Iowa State University is requesting $12 million in incremental funding for five initiatives.
Like UI, Iowa State will use increased funding to assist first-generation students. This assistance includes scholarships and specialized academic support.
Additionally, ISU will use $4 million to prepare Iowa’s future-ready workforce by expanding degree and certificate programs for students in artificial intelligence, cybersecurity, computer science, computer engineering, data science, software engineering, and other high-demand technology areas.
Further, Additional resources will enable the university to expand mental health programs, such as Mental Health First Aid and the Question/Persuade/Refer suicide prevention program, and to re-launch its student counseling internship program. These initiatives, if funded, will help meet critical mental health needs both on-campus and statewide. Additional funding will also sustain valuable community and economic development programs to help rural communities thrive.
ISU and the Department of Energy’s Ames Laboratory are leaders in innovation in rare Earth metals. Iowa State will use $3 million in increased funding to maintain Iowa’s leadership in this area by accelerating research and supporting American industry to create resilient and secure supply chains for materials development and recycling.

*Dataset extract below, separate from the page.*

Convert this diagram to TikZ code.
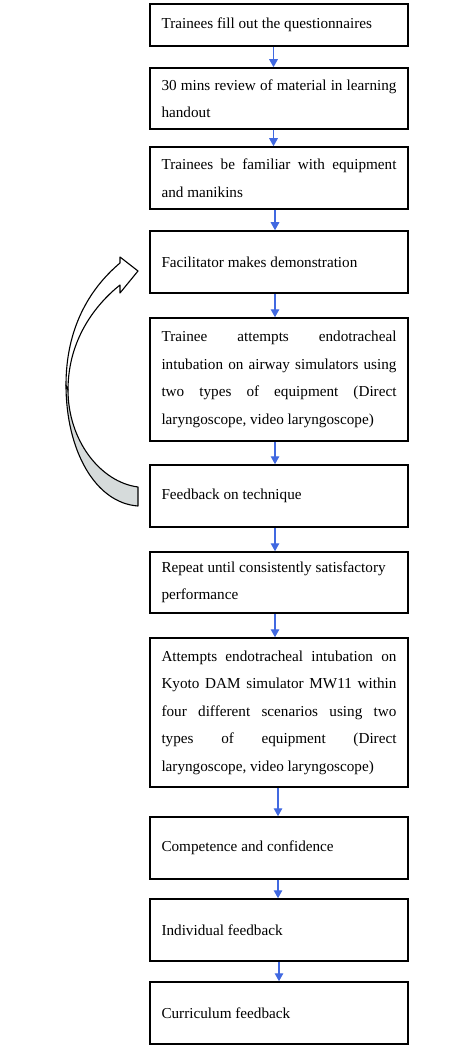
\documentclass[tikz,border=0pt]{standalone}
\usepackage{fontspec}
\setmainfont{Liberation Serif}
\usetikzlibrary{arrows.meta}
\definecolor{flowblue}{RGB}{65,105,225}
\definecolor{ribbongray}{RGB}{214,219,219}
\tikzset{
  stepbox/.style={draw=black, line width=1.5pt, fill=white, rectangle,
    text width=235pt, inner xsep=11.5pt, inner ysep=0pt, align=justify,
    font=\fontsize{15.2}{27.5}\selectfont},
  flowarrow/.style={draw=flowblue, line width=1.4pt, -{Triangle[width=8.5pt,length=8pt]}},
  ribbon/.style={draw=black, line width=1.1pt, line join=round}
}
\begin{document}
\begin{tikzpicture}[x=1pt,y=-1pt]
\useasboundingbox (0,0) rectangle (474,1048);

\node[stepbox, minimum height=42pt] (b1) at (279,25) {Trainees fill out the questionnaires};
\node[stepbox, minimum height=61pt] (b2) at (279,98.5) {30 mins review of material in learning\linebreak handout};
\node[stepbox, minimum height=62pt] (b3) at (279,178) {Trainees be familiar with equipment\linebreak and manikins};
\node[stepbox, minimum height=62pt] (b4) at (279,262) {Facilitator makes demonstration};
\node[stepbox, minimum height=123pt] (b5) at (279,379.5) {Trainee attempts endotracheal\linebreak intubation on airway simulators using\linebreak two types of equipment (Direct\linebreak laryngoscope, video laryngoscope)};
\node[stepbox, minimum height=62pt] (b6) at (279,496) {Feedback on technique};
\node[stepbox, minimum height=61pt] (b7) at (279,582.5) {Repeat until consistently satisfactory\\ performance};
\node[stepbox, minimum height=149pt] (b8) at (279,712.5) {Attempts endotracheal intubation on\linebreak Kyoto DAM simulator MW11 within\linebreak four different scenarios using two\linebreak types of equipment (Direct\linebreak laryngoscope, video laryngoscope)};
\node[stepbox, minimum height=62pt] (b9) at (279,848) {Competence and confidence};
\node[stepbox, minimum height=62pt] (b10) at (279,930) {Individual feedback};
\node[stepbox, minimum height=62pt] (b11) at (279,1013) {Curriculum feedback};

\draw[flowarrow] ([xshift=-5.5pt]b1.south) -- ([xshift=-5.5pt]b2.north);
\draw[flowarrow] ([xshift=-5.5pt]b2.south) -- ([xshift=-5.5pt]b3.north);
\draw[flowarrow] ([xshift=-4pt]b3.south) -- ([xshift=-4pt]b4.north);
\draw[flowarrow] ([xshift=-4pt]b4.south) -- ([xshift=-4pt]b5.north);
\draw[flowarrow] ([xshift=-4pt]b5.south) -- ([xshift=-4pt]b6.north);
\draw[flowarrow] ([xshift=-4pt]b6.south) -- ([xshift=-4pt]b7.north);
\draw[flowarrow] ([xshift=-4pt]b7.south) -- ([xshift=-4pt]b8.north);
\draw[flowarrow] ([xshift=-1pt]b8.south) -- ([xshift=-1pt]b9.north);
\draw[flowarrow] ([xshift=-1pt]b9.south) -- ([xshift=-1pt]b10.north);
\draw[flowarrow] (b10.south) -- (b11.north);

% curved feedback ribbon arrow
\path[ribbon, fill=ribbongray]
  (66,385) .. controls (66,450) and (95,503) .. (138,506)
  -- (138,487)
  .. controls (100,482) and (68,440) .. (68,390) -- cycle;
\path[ribbon, fill=white]
  (120,263) .. controls (88,290) and (66,330) .. (66,385)
  -- (68,390)
  .. controls (68,340) and (95,305) .. (120,285)
  -- (120,293) -- (138,271) -- (120,257) -- cycle;
\end{tikzpicture}
\end{document}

Finally, $2 million of ISU’s request will be used to foster innovation in digital agriculture, biosciences and manufacturing.
The University of Northern Iowa is requesting $8 million for tuition differentiation and its educators for Iowa initiatives.
The average difference between regional comprehensive universities and public flagships is $3,484, nationally. UNI’s designated peers average $2,775 less in tuition and mandatory fees compared to the public flagship institutions in their states. This data indicates that UNI’s tuition and mandatory fees should be between $2,700 and $3,500 lower than that of the public research institutions in Iowa. Currently UNI’s tuition and fees are $832 lower than those of Iowa and Iowa State. The additional state investment of $4 million will help UNI honor its mission as an affordable education for Iowa families by holding tuition flat for the 2023-24 academic year.
In addition, UNI will use $4 million to address the growing teacher shortage in the state by scaling up current programs and increasing recruiting.